Here's where the Western Conference stands as of January 29, just over halfway through the season.
Six teams are veritable locks for the playoffs: Phoenix, Dallas, San Antonio, Utah, Houston, and the Lakers. The Lakers - the sixth seed currently - are 10 games over .500. To finish the season at 41-41, they'd have to go 14-24 the rest of the way. Unless Kobe Bryant gets decapitated, that's not going to happen. All the teams above the Lakers currently are in even stronger position. People talk about Utah slipping, but the Jazz are 13 games over .500 after 45 games. They aren't going anywhere.

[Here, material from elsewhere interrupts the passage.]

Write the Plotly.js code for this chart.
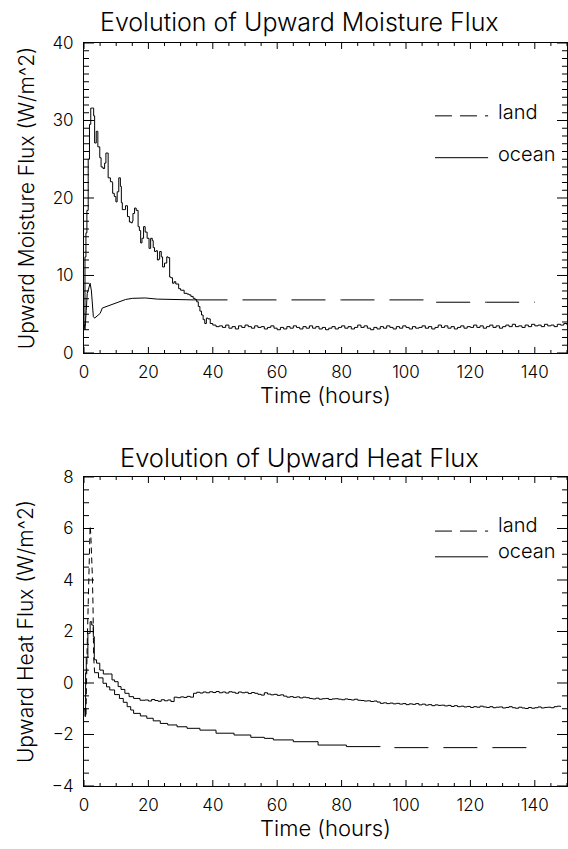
<!DOCTYPE html>
<html>
<head>
<meta charset="utf-8">
<script src="https://cdn.plot.ly/plotly-3.0.1.min.js"></script>
<style>html,body{margin:0;padding:0;background:#fff;}#chart{width:568px;height:849px;}</style>
</head>
<body>
<div id="chart"></div>
<script>
// ---------- Upward Moisture Flux (W/m^2) ----------
const moistOceanT = [0,0.3,0.6,0.9,1.3,1.7,2.1,2.7,3.0,3.3,3.8,4.3,4.9,5.3,5.9,6.4,6.8,7.4,7.5,8.2,8.8,8.9,9.4,9.9,10.3,10.8,11.3,11.6,11.9,12.5,12.9,13.5,14.1,14.6,15.0,15.2,15.7,16.2,16.8,17.2,17.6,18.0,18.5,19.0,19.6,20.2,20.7,21.2,21.5,21.9,22.4,22.8,23.2,23.5,24.0,24.4,25.0,25.7,26.1,26.6,27.0,27.5,28.0,28.5,29.4,30.0,31.1,32.0,32.6,33.2,33.9,34.5,35.0,35.5,36.0,36.5,37.0,37.5,38.0,38.5,39.2,
40,41,42,43,44,45,46,47,48,49,50,51,52,53,54,55,56,57,58,59,60,61,62,63,64,65,66,67,68,69,70,71,72,73,74,75,76,77,78,79,80,81,82,83,84,85,86,87,88,89,90,91,92,93,94,95,96,97,98,99,100,101,102,103,104,105,106,107,108,109,110,111,112,113,114,115,116,117,118,119,120,121,122,123,124,125,126,127,128,129,130,131,132,133,134,135,136,137,138,139,140,141,142,143,144,145,146,147,148,149,150];
const moistOceanV = [3.5,12.4,15.5,18.4,25.0,29.5,31.6,31.6,30.6,27.1,28.6,26.6,25.2,24.0,23.8,24.5,25.8,25.8,22.6,22.1,22.0,20.6,20.2,19.5,20.8,22.6,21.5,19.4,18.5,18.5,19.0,17.6,16.9,16.8,17.0,18.0,18.7,18.4,16.3,15.8,14.2,14.8,16.3,15.6,14.8,13.5,14.8,14.5,13.6,13.1,13.2,12.0,12.1,13.1,12.4,11.1,11.6,12.4,12.3,9.8,9.7,9.0,9.2,8.9,8.3,8.1,7.7,7.6,7.5,7.3,7.05,6.9,6.6,6.0,5.4,4.9,4.3,3.8,4.5,4.4,3.8,
3.6,3.4,3.5,3.3,3.6,3.2,3.4,3.1,3.5,3.3,3.6,3.4,3.2,3.5,3.3,3.4,3.1,3.3,3.5,3.2,3.0,3.3,3.1,3.4,3.2,3.5,3.3,3.1,3.4,3.2,3.5,3.2,3.4,3.1,3.3,3.0,3.2,3.4,3.1,3.3,3.5,3.2,3.4,3.1,3.3,3.6,3.3,3.5,3.2,3.0,3.3,3.1,3.4,3.2,3.5,3.3,3.1,3.4,3.2,3.5,3.3,3.1,3.4,3.2,3.3,3.5,3.2,3.4,3.1,3.3,3.6,3.3,3.5,3.2,3.4,3.1,3.3,3.5,3.2,3.4,3.3,3.6,3.3,3.5,3.2,3.4,3.6,3.3,3.5,3.2,3.4,3.6,3.4,3.7,3.4,3.5,3.3,3.6,3.4,3.7,3.5,3.6,3.4,3.7,3.5,3.6,3.4,3.7,3.6,3.8,3.6];
const moistLandT = [0,0.3,0.7,1.0,1.5,1.9,2.3,2.6,2.9,3.3,4.0,5.0,5.7,7.0,8.2,9.9,11.0,12.9,15.0,17.0,19.0,22.8,26.0,30.0,34.0,60.0,80.0,107.0,107.1,125.0,140.0];
const moistLandV = [3.8,3.0,5.5,7.7,8.4,9.0,8.0,6.0,4.7,4.5,4.8,5.1,5.8,6.0,6.2,6.4,6.6,6.9,7.05,7.05,7.1,6.95,6.9,6.9,6.85,6.85,6.85,6.85,6.55,6.55,6.55];
const moistLandSolidEnd = 24;   // index where the land line turns visibly dashed

// ---------- Upward Heat Flux (W/m^2) ----------
const heatOceanT = [0,0.3,0.5,0.7,1.2,1.9,2.4,2.9,3.2,3.9,4.9,6.0,8.0,8.7,9.5,10.6,11.5,12.7,14.0,15.4,17.4,
19,20,21,22,23,24,25,26,27,28,29,30,31,32,33,34,35,36,37,38,39,40,41,42,43,44,45,46,47,48,49,50,51,52,53,54,55,56,57,58,59,60,61,62,63,64,65,66,67,68,69,70,71,72,73,74,75,76,77,78,79,80,81,82,83,84,85,86,87,88,89,90,91,92,93,94,95,96,97,98,99,100,101,102,103,104,105,106,107,108,109,110,111,112,113,114,115,116,117,118,119,120,121,122,123,124,125,126,127,128,129,130,131,132,133,134,135,136,137,138,139,140,141,142,143,144,145,146,147,148,149,150];
const heatOceanV = [-1.0,-1.3,0.4,1.0,1.93,2.38,2.25,1.8,0.9,0.77,0.5,0.35,0.35,0.12,0.05,-0.14,-0.25,-0.4,-0.53,-0.6,-0.67,
-0.66,-0.70,-0.64,-0.68,-0.71,-0.65,-0.69,-0.66,-0.72,-0.55,-0.57,-0.54,-0.56,-0.52,-0.55,-0.40,-0.36,-0.39,-0.35,-0.38,-0.34,-0.37,-0.33,-0.38,-0.35,-0.39,-0.34,-0.36,-0.40,-0.35,-0.38,-0.36,-0.41,-0.37,-0.40,-0.44,-0.47,-0.38,-0.43,-0.46,-0.44,-0.48,-0.46,-0.51,-0.55,-0.53,-0.56,-0.54,-0.58,-0.55,-0.57,-0.60,-0.62,-0.59,-0.63,-0.61,-0.60,-0.64,-0.62,-0.61,-0.63,-0.65,-0.62,-0.64,-0.66,-0.63,-0.67,-0.68,-0.70,-0.69,-0.72,-0.70,-0.74,-0.79,-0.77,-0.80,-0.78,-0.81,-0.79,-0.82,-0.80,-0.84,-0.81,-0.83,-0.80,-0.85,-0.82,-0.86,-0.84,-0.88,-0.85,-0.87,-0.86,-0.89,-0.87,-0.91,-0.88,-0.92,-0.90,-0.93,-0.91,-0.95,-0.92,-0.94,-0.90,-0.93,-0.95,-0.92,-0.96,-0.94,-0.93,-0.97,-0.95,-0.92,-0.96,-0.98,-0.94,-0.97,-0.99,-0.95,-0.98,-0.96,-0.93,-0.97,-0.95,-0.94,-0.96,-0.92,-0.90,-0.93];
const heatLandT = [0.3,0.6,1.0,1.5,1.9,2.1,2.4,2.6,2.8,3.0,3.3,4.5,5.9,7.0,8.0,9.5,11.0,12.2,13.4,14.5,15.4,17.5,19.5,21.5,23.7,26.0,28.9,32.0,36.0,41.0,46.6,51.8,56.0,58.8,65.0,72.7,81.5,93.9,140.0];
const heatLandV = [-1.0,-1.3,1.5,4.5,6.1,5.8,5.05,4.13,3.0,1.0,0.4,0.2,-0.01,-0.15,-0.27,-0.45,-0.6,-0.75,-0.92,-1.05,-1.18,-1.28,-1.37,-1.47,-1.57,-1.63,-1.7,-1.76,-1.83,-1.95,-2.02,-2.11,-2.15,-2.21,-2.28,-2.41,-2.47,-2.51,-2.51];
const heatLandSpikeEnd = 10;    // dashed spike ends here
const heatLandSolidEnd = 36;    // decay drawn solid until here

// ---------- axis tick settings ----------
const xRange = [0, 150];
const xMajorStep = 20, xMinorStep = 5;
const moistRange = [0, 40];
const moistMajorStep = 10, moistMinorStep = 1;
const heatRange = [-4, 8];
const heatMajorStep = 2, heatMinorStep = 0.5;

// ---------- text ----------
const titles = ['Evolution of Upward Moisture Flux', 'Evolution of Upward Heat Flux'];
const yTitles = ['Upward Moisture Flux (W/m^2)', 'Upward Heat Flux (W/m^2)'];
const xTitle = 'Time (hours)';
const seriesNames = ['land', 'ocean'];

const FONT = 'Inter, DejaVu Sans, sans-serif';
const FW = 300;
const BLK = '#000000';
const DASH = '34px,15px';

function seg(t, v, a, b, dash, xa, ya, name, shape) {
  return {x: t.slice(a, b), y: v.slice(a, b), xaxis: xa, yaxis: ya, type: 'scatter', mode: 'lines',
    name: name, showlegend: false,
    line: {color: BLK, width: 1, dash: dash, shape: shape || 'linear'}};
}

const traces = [
  seg(moistOceanT, moistOceanV, 0, moistOceanT.length, 'solid', 'x', 'y', 'ocean', 'hv'),
  seg(moistLandT, moistLandV, 0, moistLandSolidEnd + 1, 'solid', 'x', 'y', 'land', 'linear'),
  seg(moistLandT, moistLandV, moistLandSolidEnd, moistLandT.length, DASH, 'x', 'y', 'land', 'hv'),
  seg(heatOceanT, heatOceanV, 0, heatOceanT.length, 'solid', 'x2', 'y2', 'ocean', 'hv'),
  seg(heatLandT, heatLandV, 0, heatLandSpikeEnd + 1, '6px,4px', 'x2', 'y2', 'land', 'linear'),
  seg(heatLandT, heatLandV, heatLandSpikeEnd, heatLandSolidEnd + 1, 'solid', 'x2', 'y2', 'land', 'hv'),
  seg(heatLandT, heatLandV, heatLandSolidEnd, heatLandT.length, DASH, 'x2', 'y2', 'land', 'hv')
];

function xAx(anchor) {
  return {anchor: anchor, range: xRange, tick0: xRange[0], dtick: xMajorStep, ticks: '',
    showline: true, linecolor: BLK, linewidth: 1, mirror: true,
    showgrid: false, zeroline: false, tickfont: {family: FONT, size: 17, color: BLK, weight: FW},
    ticklabelstandoff: 4,
    title: {text: xTitle, font: {family: FONT, size: 22, color: BLK, weight: FW}, standoff: 4}};
}
function yAx(anchor, domain, range, dtick, title) {
  return {anchor: anchor, domain: domain, range: range, tick0: range[0], dtick: dtick, ticks: '',
    showline: true, linecolor: BLK, linewidth: 1, mirror: true,
    showgrid: false, zeroline: false, tickfont: {family: FONT, size: 17, color: BLK, weight: FW},
    ticklabelstandoff: 6,
    title: {text: title, font: {family: FONT, size: 21, color: BLK, weight: FW}, standoff: 12}};
}

// inside tick marks on all four sides (IDL style), placed through the axes' own scales
const PLOT_W = 483;           // plot width in px (568 - 84 - 1)
const TOP_H = 310, BOT_H = 309; // panel heights in px
function tickShapes(xr, yr, yRangeArr, yMaj, yMin, panelH) {
  const out = [];
  const ln = {color: BLK, width: 1};
  for (let k = 0; xRange[0] + k * xMinorStep <= xRange[1] + 1e-9; k++) {
    const v = xRange[0] + k * xMinorStep;
    const isMaj = Math.abs(v / xMajorStep - Math.round(v / xMajorStep)) < 1e-9;
    const len = (isMaj ? 6 : 3) / panelH;
    out.push({type: 'line', xref: xr, yref: yr + ' domain', x0: v, x1: v, y0: 0, y1: len, line: ln});
    out.push({type: 'line', xref: xr, yref: yr + ' domain', x0: v, x1: v, y0: 1, y1: 1 - len, line: ln});
  }
  for (let k = 0; yRangeArr[0] + k * yMin <= yRangeArr[1] + 1e-9; k++) {
    const v = yRangeArr[0] + k * yMin;
    const q = (v - yRangeArr[0]) / yMaj;
    const isMaj = Math.abs(q - Math.round(q)) < 1e-9;
    const len = (isMaj ? 10 : 5) / PLOT_W;
    out.push({type: 'line', xref: xr + ' domain', yref: yr, x0: 0, x1: len, y0: v, y1: v, line: ln});
    out.push({type: 'line', xref: xr + ' domain', yref: yr, x0: 1, x1: 1 - len, y0: v, y1: v, line: ln});
  }
  return out;
}

function legendParts(xr, yr, yLand, yOcean, dyText) {
  const shapes = [
    {type: 'line', xref: xr, yref: yr, x0: 109, x1: 125.5, y0: yLand, y1: yLand, line: {color: BLK, width: 1, dash: '17px,8px'}},
    {type: 'line', xref: xr, yref: yr, x0: 109, x1: 125.5, y0: yOcean, y1: yOcean, line: {color: BLK, width: 1}}
  ];
  const ann = [
    {xref: xr, yref: yr, x: 127.8, y: yLand + dyText, text: seriesNames[0], showarrow: false, xanchor: 'left', yanchor: 'middle', font: {family: FONT, size: 20, color: BLK, weight: FW}},
    {xref: xr, yref: yr, x: 127.8, y: yOcean + dyText, text: seriesNames[1], showarrow: false, xanchor: 'left', yanchor: 'middle', font: {family: FONT, size: 20, color: BLK, weight: FW}}
  ];
  return {shapes, ann};
}
const lg1 = legendParts('x', 'y', 30.6, 25.2, 0.5);
const lg2 = legendParts('x2', 'y2', 5.9, 4.9, 0.22);

const layout = {
  width: 568, height: 849,
  margin: {l: 84, r: 1, t: 43, b: 63},
  paper_bgcolor: '#ffffff', plot_bgcolor: '#ffffff',
  showlegend: false,
  xaxis: xAx('y'),
  yaxis: yAx('x', [0.5828, 1], moistRange, moistMajorStep, yTitles[0]),
  xaxis2: xAx('y2'),
  yaxis2: yAx('x2', [0, 0.4159], heatRange, heatMajorStep, yTitles[1]),
  shapes: tickShapes('x', 'y', moistRange, moistMajorStep, moistMinorStep, TOP_H)
    .concat(tickShapes('x2', 'y2', heatRange, heatMajorStep, heatMinorStep, BOT_H))
    .concat(lg1.shapes, lg2.shapes),
  annotations: [
    {xref: 'paper', yref: 'paper', x: 0.447, y: 1.028, text: titles[0], showarrow: false, xanchor: 'center', yanchor: 'middle', font: {family: FONT, size: 25, color: BLK, weight: FW}},
    {xref: 'paper', yref: 'paper', x: 0.447, y: 0.4425, text: titles[1], showarrow: false, xanchor: 'center', yanchor: 'middle', font: {family: FONT, size: 25.5, color: BLK, weight: FW}}
  ].concat(lg1.ann, lg2.ann)
};

Plotly.newPlot('chart', traces, layout, {displayModeBar: false, staticPlot: true});
</script>
</body>
</html>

In the last two playoff spots sit Denver (22-19) and the Clippers (22-22). Obviously, neither of these teams have set the world ablaze. But Denver's Carmelo-less phase is done, and Marcus Camby actually looks healthy. I doubt Denver will compete with even Utah for the Northwest crown, let alone Phoenix and Dallas for the West banner. But can you imagine AI+Melo falling off from that team's disappointing but understandable first-half record? I can't.
The Clippers have really turned their season around. Where the Artest-for-Maggette rumors did nothing but further the discontent in the Kings lockerroom, it seems to have sparked LA2 into a whirlwind of victoriousness. Maggette has predictably been great in his role, and it looks like the Clips' braintrust has realized they need to "Play Corey." L.A. has won 7 of 10 and has been terrific at home all season. With Cassell back, Brand still chugging, and Maggs apparently staying, that team should pull away at some point.
Even if they don't, it'll be Minnesota with Hulked-out Garnett, Golden State with full-on Nellieball, New Orleans with CP3+defense, or even Portland - Portland of 21 wins last season! - there as the challenger. I can see no reasonable scenario in which the Kings make the playoffs this season. A rash of major injuries to the conference's biggest stars could help, but even then, we're talking pipe dreams. (Or in Maurice Taylor's case, dreams of pipes.)